Most blockchain networks can operate.
Far fewer can sustain themselves.
In the early stages, many systems rely on external inputs—funding, incentives, speculation, and constant attention—to maintain activity. These factors can drive growth temporarily, but they don’t guarantee long-term viability.
A self-sustaining blockchain is different.
It doesn’t depend on continuous external support. It generates its own activity, maintains its own economy, and supports ongoing participation through internal dynamics.
The Difference Between Growth and Sustainability
Growth is often measured in short-term metrics.
User counts increase. Transaction volumes spike. Tokens gain attention. On the surface, everything appears to be moving in the right direction.
But growth doesn’t always translate into sustainability.
A system can grow rapidly while relying heavily on:
- Incentive programs
- Speculative trading
- Temporary demand
When those inputs decline, the system can contract just as quickly.
Sustainability requires something more stable.
It requires consistent usage that isn’t dependent on external pressure.
Internal Economic Loops
At the core of a self-sustaining blockchain is an internal economic loop.
This loop connects:
- Users interacting with the network
- Applications providing value
- Fees or mechanisms that capture that activity
- Incentives that support continued participation
When this loop is functioning properly, the system reinforces itself.
Activity generates value. Value encourages more activity.
The network doesn’t need to rely on external drivers to remain active.
Why Usage Matters More Than Incentives
Incentives can attract users.
But they don’t always retain them.
If participation is driven primarily by rewards, it tends to decrease when those rewards are reduced or removed. This creates cycles that are difficult to sustain over time.
Usage is different.
When users engage because they derive value from the system itself, their participation is more stable.
This is why The Difference Between Economic Activity and Speculative Volume is so important. Sustainable systems are built on real activity—not just temporary spikes in engagement.
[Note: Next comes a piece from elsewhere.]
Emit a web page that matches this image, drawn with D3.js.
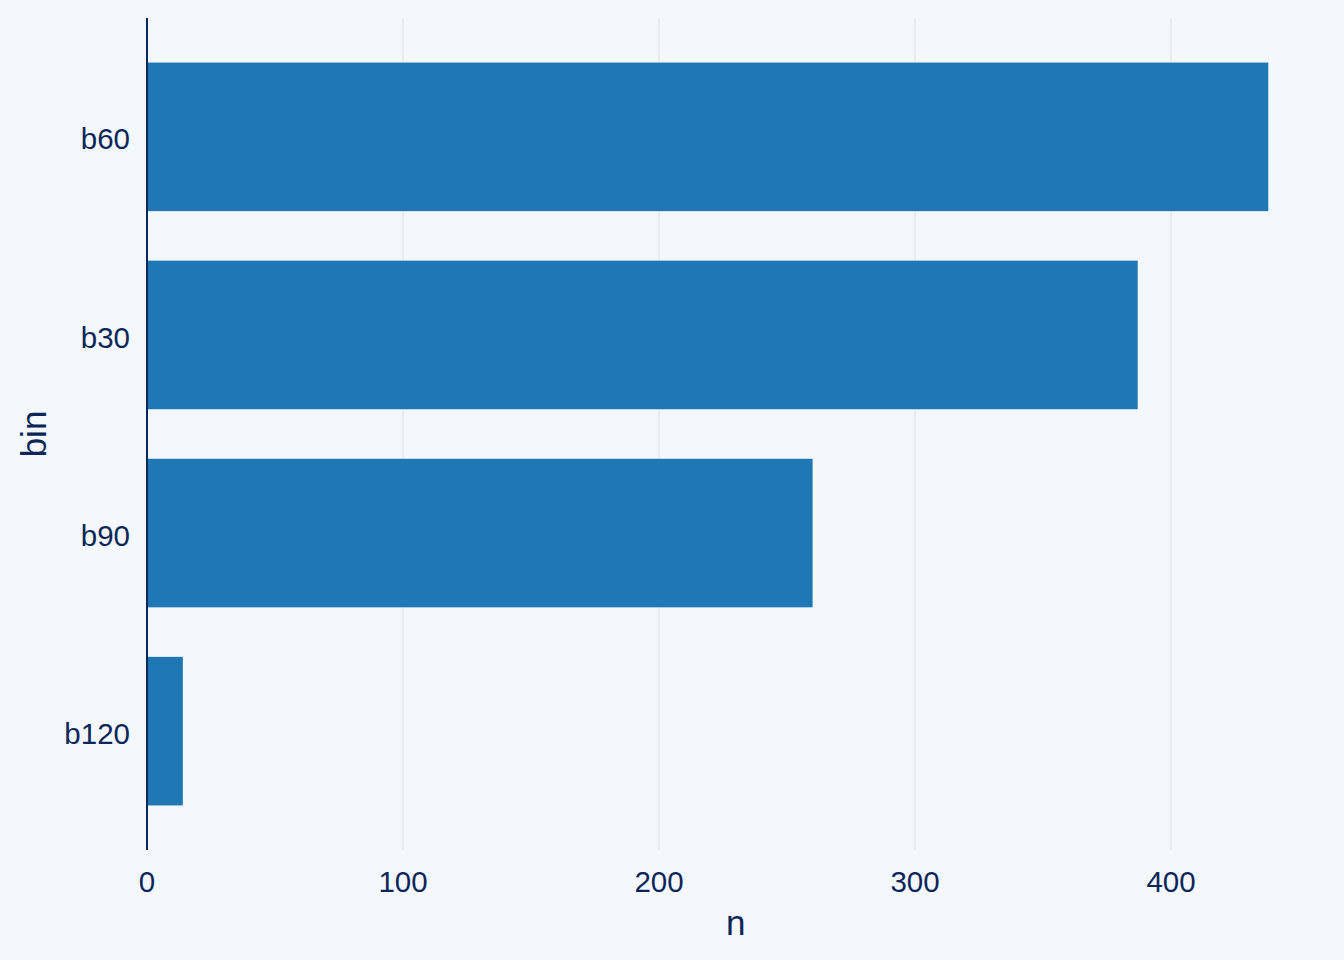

The Role of Fees and Value Capture
For a blockchain to sustain itself, it needs a mechanism to capture value from its own activity.
This often comes in the form of:
- Transaction fees
- Service costs
- Application-level interactions
These mechanisms create a feedback loop.
As usage increases, value is captured and redistributed within the system. This can support:
- Network security
- Development and maintenance
- Incentives for participants
Without value capture, activity doesn’t translate into sustainability.
Balancing Supply and Demand
Token design plays a critical role in economic sustainability.
Supply needs to be managed in a way that aligns with demand.
Too much supply can dilute value. Too little can restrict participation.
Mechanisms like:
- Controlled emissions
- Usage-based burns
- Incentive alignment
help maintain this balance.
As discussed in Why Burn Mechanisms Only Work If Usage Exists, supply-side changes only matter when they reflect real activity. Without demand, adjustments to supply have limited impact.
Why Predictability Supports Sustainability
Unpredictable systems are difficult to rely on.
If costs fluctuate dramatically or performance varies under load, it becomes harder for users and developers to build around the network.
Predictability creates stability.
It allows:
- Users to interact with confidence
- Developers to design consistent applications
- Businesses to model costs and behavior
This ties into Why Predictable Transaction Costs Are More Important Than Low Fees. Stability isn’t just a usability feature—it’s an economic one.
The Transition From External to Internal Value
Many blockchain networks start by relying on external value.
Funding, speculation, and incentives help bootstrap activity.
But over time, those systems need to transition.
From:
- External inputs driving activity
To:
- Internal usage sustaining it
This transition is what separates temporary ecosystems from lasting ones.
WTF does it all mean?
A blockchain doesn’t become sustainable because it grows.
It becomes sustainable when it no longer needs to be supported from the outside.
Real usage, internal value loops, and balanced economic design are what make that possible.
Because in the end, the systems that last aren’t the ones that attract attention.
They’re the ones that keep working—on their own.